[begin Supplied data]

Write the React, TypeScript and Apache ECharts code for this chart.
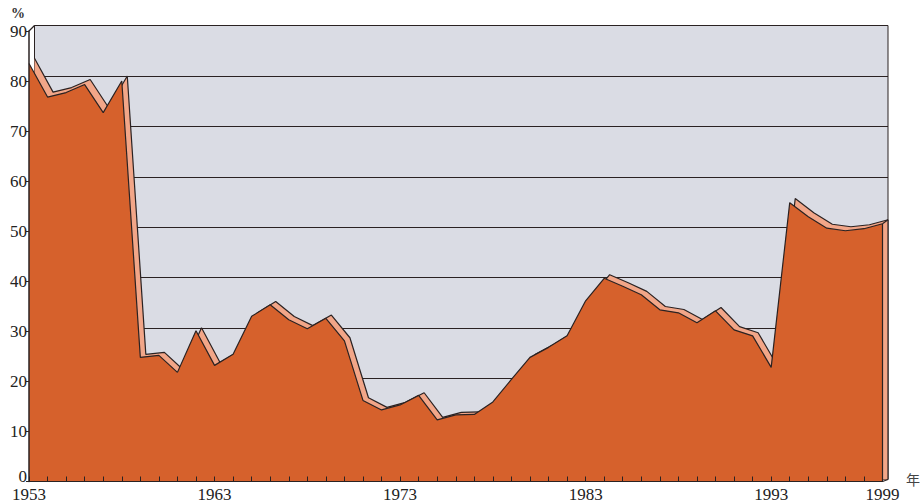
import React, { useEffect, useRef } from "react";
import * as echarts from "echarts";

const years = [
  "1953", "1954", "1955", "1956", "1957", "1958", "1959", "1960", "1961", "1962",
  "1963", "1964", "1965", "1966", "1967", "1968", "1969", "1970", "1971", "1972",
  "1973", "1974", "1975", "1976", "1977", "1978", "1979", "1980", "1981", "1982",
  "1983", "1984", "1985", "1986", "1987", "1988", "1989", "1990", "1991", "1992",
  "1993", "1994", "1995", "1996", "1997", "1998", "1999",
];

const shares = [
  83.5, 76.8, 77.7, 79.3, 73.7, 80.0, 24.8, 25.2, 21.8, 30.1,
  23.2, 25.4, 33.0, 35.3, 32.3, 30.5, 32.6, 28.1, 16.2, 14.3,
  15.3, 17.2, 12.3, 13.3, 13.4, 15.9, 20.4, 24.8, 26.8, 29.1,
  36.1, 40.6, 39.0, 37.3, 34.3, 33.7, 31.7, 34.1, 30.3, 29.1,
  22.8, 55.7, 52.9, 50.6, 50.1, 50.5, 51.5,
];

const shownYearLabels = ["1953", "1963", "1973", "1983", "1993", "1999"];
const yMin = 0;
const yMax = 90;
const yStep = 10;

const FONT = '"Liberation Serif", "DejaVu Serif", serif';
const ORANGE = "#d6612c";
const PINK = "#f2a688";
const WALL = "#dadce4";
const INK = "#2a2222";

const FRONT = { left: 29, top: 31, width: 853.5, height: 454 };
const DX = 5.5;
const DY = -5.5;

export default function App() {
  const ref = useRef<HTMLDivElement>(null);

  useEffect(() => {
    document.body.style.margin = "0";
    const el = ref.current;
    if (!el) return;
    const chart = echarts.init(el, undefined, { renderer: "svg" });

    const option: any = {
      animation: false,
      backgroundColor: "#ffffff",
      grid: [
        {
          left: FRONT.left,
          top: FRONT.top,
          width: FRONT.width,
          height: FRONT.height,
          show: false,
        },
        {
          left: FRONT.left + DX,
          top: FRONT.top + DY,
          width: FRONT.width,
          height: FRONT.height,
          show: true,
          backgroundColor: WALL,
          borderColor: INK,
          borderWidth: 1,
        },
      ],
      xAxis: [
        {
          type: "category",
          gridIndex: 0,
          data: years,
          boundaryGap: false,
          z: 10,
          axisLine: { show: true, lineStyle: { color: INK, width: 1.2 } },
          axisTick: {
            show: true,
            inside: true,
            length: 5,
            interval: 0,
            lineStyle: { color: INK, width: 1 },
          },
          axisLabel: {
            interval: 0,
            hideOverlap: false,
            formatter: (v: string) => (shownYearLabels.includes(v) ? v : ""),
            fontFamily: FONT,
            fontSize: 17,
            lineHeight: 12,
            color: "#222",
            margin: 7,
          },
          splitLine: { show: false },
        },
        {
          type: "category",
          gridIndex: 1,
          data: years,
          boundaryGap: false,
          show: false,
        },
      ],
      yAxis: [
        {
          type: "value",
          gridIndex: 0,
          min: yMin,
          max: yMax,
          interval: yStep,
          z: 10,
          axisLine: { show: true, lineStyle: { color: INK, width: 1.5 } },
          axisTick: { show: true, inside: false, length: 3, lineStyle: { color: INK } },
          axisLabel: {
            fontFamily: FONT,
            fontSize: 17,
            lineHeight: 10,
            color: "#222",
            margin: 2,
            formatter: (v: number) => (v === yMin ? "{z|" + v + "}" : String(v)),
            rich: {
              z: { fontFamily: FONT, fontSize: 17, lineHeight: 10, color: "#222", padding: [0, 0, 10, 0] },
            },
          },
          splitLine: { show: false },
        },
        {
          type: "value",
          gridIndex: 1,
          min: yMin,
          max: yMax,
          interval: yStep,
          axisLine: { show: false },
          axisTick: { show: false },
          axisLabel: { show: false },
          splitLine: { show: true, lineStyle: { color: INK, width: 1 } },
        },
      ],
      series: [
        {
          type: "line",
          xAxisIndex: 1,
          yAxisIndex: 1,
          data: shares,
          symbol: "none",
          lineStyle: { color: INK, width: 1.2 },
          areaStyle: { color: PINK, opacity: 1 },
          z: 2,
        },
        {
          type: "line",
          xAxisIndex: 0,
          yAxisIndex: 0,
          data: shares,
          symbol: "none",
          lineStyle: { color: INK, width: 1.2 },
          areaStyle: { color: ORANGE, opacity: 1 },
          z: 3,
        },
      ],
    };
    chart.setOption(option);

    const last = years.length - 1;
    const fTop = chart.convertToPixel({ gridIndex: 0 }, [last, shares[last]]) as number[];
    const fBot = chart.convertToPixel({ gridIndex: 0 }, [last, yMin]) as number[];
    const bTop = chart.convertToPixel({ gridIndex: 1 }, [last, shares[last]]) as number[];
    const bBot = chart.convertToPixel({ gridIndex: 1 }, [last, yMin]) as number[];
    const fAxisTop = chart.convertToPixel({ gridIndex: 0 }, [0, yMax]) as number[];
    const bAxisTop = chart.convertToPixel({ gridIndex: 1 }, [0, yMax]) as number[];

    const ls = { stroke: INK, lineWidth: 1.2 };
    chart.setOption({
      graphic: [
        { type: "line", z: 20, shape: { x1: fTop[0], y1: fTop[1], x2: fBot[0], y2: fBot[1] }, style: ls },
        { type: "line", z: 20, shape: { x1: bTop[0], y1: bTop[1], x2: bBot[0], y2: bBot[1] }, style: ls },
        { type: "line", z: 20, shape: { x1: fBot[0], y1: fBot[1], x2: bBot[0], y2: bBot[1] }, style: ls },
        { type: "line", z: 20, shape: { x1: fTop[0], y1: fTop[1], x2: bTop[0], y2: bTop[1] }, style: ls },
        { type: "line", z: 20, shape: { x1: fAxisTop[0], y1: fAxisTop[1], x2: bAxisTop[0], y2: bAxisTop[1] }, style: ls },
        {
          type: "text",
          left: 11,
          top: 6,
          style: { text: "%", fontFamily: FONT, fontSize: 14, fontWeight: "bold", fill: "#333" },
        },
        {
          type: "text",
          left: 906,
          top: 472,
          style: { text: "年", fontFamily: '"Noto Sans CJK SC", sans-serif', fontSize: 14, fill: "#444" },
        },
      ],
    });

    return () => chart.dispose();
  }, []);

  return <div ref={ref} style={{ width: 923, height: 503 }} />;
}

[end Supplied data]

Write out the material above again, word for word, minus its pictures.

:: Answer to the exercise ::
Write the React, TypeScript and Apache ECharts code for this chart.
import React, { useEffect, useRef } from "react";
import * as echarts from "echarts";

const years = [
  "1953", "1954", "1955", "1956", "1957", "1958", "1959", "1960", "1961", "1962",
  "1963", "1964", "1965", "1966", "1967", "1968", "1969", "1970", "1971", "1972",
  "1973", "1974", "1975", "1976", "1977", "1978", "1979", "1980", "1981", "1982",
  "1983", "1984", "1985", "1986", "1987", "1988", "1989", "1990", "1991", "1992",
  "1993", "1994", "1995", "1996", "1997", "1998", "1999",
];

const shares = [
  83.5, 76.8, 77.7, 79.3, 73.7, 80.0, 24.8, 25.2, 21.8, 30.1,
  23.2, 25.4, 33.0, 35.3, 32.3, 30.5, 32.6, 28.1, 16.2, 14.3,
  15.3, 17.2, 12.3, 13.3, 13.4, 15.9, 20.4, 24.8, 26.8, 29.1,
  36.1, 40.6, 39.0, 37.3, 34.3, 33.7, 31.7, 34.1, 30.3, 29.1,
  22.8, 55.7, 52.9, 50.6, 50.1, 50.5, 51.5,
];

const shownYearLabels = ["1953", "1963", "1973", "1983", "1993", "1999"];
const yMin = 0;
const yMax = 90;
const yStep = 10;

const FONT = '"Liberation Serif", "DejaVu Serif", serif';
const ORANGE = "#d6612c";
const PINK = "#f2a688";
const WALL = "#dadce4";
const INK = "#2a2222";

const FRONT = { left: 29, top: 31, width: 853.5, height: 454 };
const DX = 5.5;
const DY = -5.5;

export default function App() {
  const ref = useRef<HTMLDivElement>(null);

  useEffect(() => {
    document.body.style.margin = "0";
    const el = ref.current;
    if (!el) return;
    const chart = echarts.init(el, undefined, { renderer: "svg" });

    const option: any = {
      animation: false,
      backgroundColor: "#ffffff",
      grid: [
        {
          left: FRONT.left,
          top: FRONT.top,
          width: FRONT.width,
          height: FRONT.height,
          show: false,
        },
        {
          left: FRONT.left + DX,
          top: FRONT.top + DY,
          width: FRONT.width,
          height: FRONT.height,
          show: true,
          backgroundColor: WALL,
          borderColor: INK,
          borderWidth: 1,
        },
      ],
      xAxis: [
        {
          type: "category",
          gridIndex: 0,
          data: years,
          boundaryGap: false,
          z: 10,
          axisLine: { show: true, lineStyle: { color: INK, width: 1.2 } },
          axisTick: {
            show: true,
            inside: true,
            length: 5,
            interval: 0,
            lineStyle: { color: INK, width: 1 },
          },
          axisLabel: {
            interval: 0,
            hideOverlap: false,
            formatter: (v: string) => (shownYearLabels.includes(v) ? v : ""),
            fontFamily: FONT,
            fontSize: 17,
            lineHeight: 12,
            color: "#222",
            margin: 7,
          },
          splitLine: { show: false },
        },
        {
          type: "category",
          gridIndex: 1,
          data: years,
          boundaryGap: false,
          show: false,
        },
      ],
      yAxis: [
        {
          type: "value",
          gridIndex: 0,
          min: yMin,
          max: yMax,
          interval: yStep,
          z: 10,
          axisLine: { show: true, lineStyle: { color: INK, width: 1.5 } },
          axisTick: { show: true, inside: false, length: 3, lineStyle: { color: INK } },
          axisLabel: {
            fontFamily: FONT,
            fontSize: 17,
            lineHeight: 10,
            color: "#222",
            margin: 2,
            formatter: (v: number) => (v === yMin ? "{z|" + v + "}" : String(v)),
            rich: {
              z: { fontFamily: FONT, fontSize: 17, lineHeight: 10, color: "#222", padding: [0, 0, 10, 0] },
            },
          },
          splitLine: { show: false },
        },
        {
          type: "value",
          gridIndex: 1,
          min: yMin,
          max: yMax,
          interval: yStep,
          axisLine: { show: false },
          axisTick: { show: false },
          axisLabel: { show: false },
          splitLine: { show: true, lineStyle: { color: INK, width: 1 } },
        },
      ],
      series: [
        {
          type: "line",
          xAxisIndex: 1,
          yAxisIndex: 1,
          data: shares,
          symbol: "none",
          lineStyle: { color: INK, width: 1.2 },
          areaStyle: { color: PINK, opacity: 1 },
          z: 2,
        },
        {
          type: "line",
          xAxisIndex: 0,
          yAxisIndex: 0,
          data: shares,
          symbol: "none",
          lineStyle: { color: INK, width: 1.2 },
          areaStyle: { color: ORANGE, opacity: 1 },
          z: 3,
        },
      ],
    };
    chart.setOption(option);

    const last = years.length - 1;
    const fTop = chart.convertToPixel({ gridIndex: 0 }, [last, shares[last]]) as number[];
    const fBot = chart.convertToPixel({ gridIndex: 0 }, [last, yMin]) as number[];
    const bTop = chart.convertToPixel({ gridIndex: 1 }, [last, shares[last]]) as number[];
    const bBot = chart.convertToPixel({ gridIndex: 1 }, [last, yMin]) as number[];
    const fAxisTop = chart.convertToPixel({ gridIndex: 0 }, [0, yMax]) as number[];
    const bAxisTop = chart.convertToPixel({ gridIndex: 1 }, [0, yMax]) as number[];

    const ls = { stroke: INK, lineWidth: 1.2 };
    chart.setOption({
      graphic: [
        { type: "line", z: 20, shape: { x1: fTop[0], y1: fTop[1], x2: fBot[0], y2: fBot[1] }, style: ls },
        { type: "line", z: 20, shape: { x1: bTop[0], y1: bTop[1], x2: bBot[0], y2: bBot[1] }, style: ls },
        { type: "line", z: 20, shape: { x1: fBot[0], y1: fBot[1], x2: bBot[0], y2: bBot[1] }, style: ls },
        { type: "line", z: 20, shape: { x1: fTop[0], y1: fTop[1], x2: bTop[0], y2: bTop[1] }, style: ls },
        { type: "line", z: 20, shape: { x1: fAxisTop[0], y1: fAxisTop[1], x2: bAxisTop[0], y2: bAxisTop[1] }, style: ls },
        {
          type: "text",
          left: 11,
          top: 6,
          style: { text: "%", fontFamily: FONT, fontSize: 14, fontWeight: "bold", fill: "#333" },
        },
        {
          type: "text",
          left: 906,
          top: 472,
          style: { text: "年", fontFamily: '"Noto Sans CJK SC", sans-serif', fontSize: 14, fill: "#444" },
        },
      ],
    });

    return () => chart.dispose();
  }, []);

  return <div ref={ref} style={{ width: 923, height: 503 }} />;
}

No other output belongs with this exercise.